The MBA may unintentionally help people make a transformation in their life, but the “job to be done” of the MBA is to groom students to work at a select group of finance, consulting, Fortune 500 companies and now, tech companies.
This is a job it does exceptionally well, but as technology and digital platforms continue to shape our economy and as creativity, experiments, original thinking and building a diversity of skills become more important, we may see many more options like the altMBA emerge to “disrupt” the top-tier MBA.
Do I regret it? (and some exercises to do before you go)
Short answer – no. I’ve written about some of the benefits I’ve gotten from an MBA – but they may not be what you would expect (full article here: Should You Go To Business School?

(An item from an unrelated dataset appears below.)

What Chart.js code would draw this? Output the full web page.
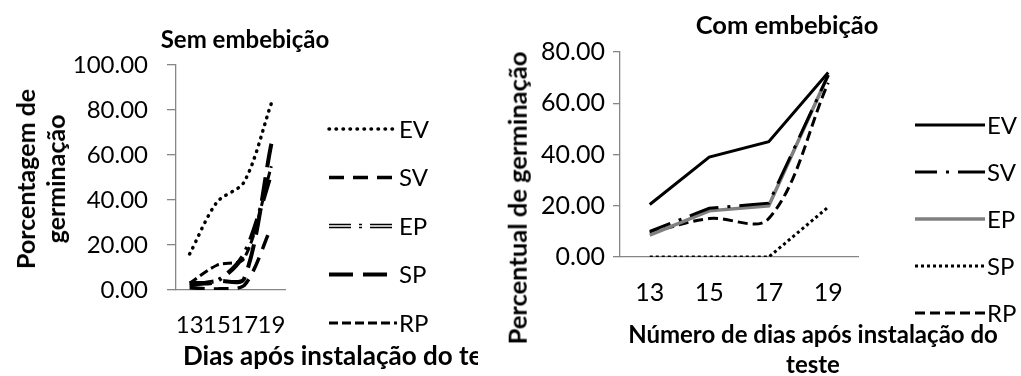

The Only Reason That Matters):
- Lifelong friends
- Global perspective
- Taking a step out from the working world
- Contagious optimism / Overcoming self-limiting beliefs
- Thinking like a leader
- No-risk learning lab
These are not the conventional benefits you think about – because a lot of them are specific to me and were unexpected. With anything, I think you need to expect similarly. These type of experiences also have the confirmation bias effect of making it really hard to regret going to business school.
Some exercises I usually have people do when I chat with them about going to business school:
- Write down 25 ways you could get what you expect from business school now for $25,000 or less. If, after you write this list, you still want to go to business school, you should go.
- Write down what you want to do for work after business school. Now brainstorm at least one alternative to make that career shift without going to business school.
- Brainstorm five ways you could grapple with the insecurity of having an MBA-sized hole in your identity? Where does this insecurity come from? Is there a way to grapple with that insecurity directly?
I always give the rather worthless advice of “go to business school if you want to go to business school.” I’ve found that most people already have their mind made up – they are just looking for reassurance for what they have already decided!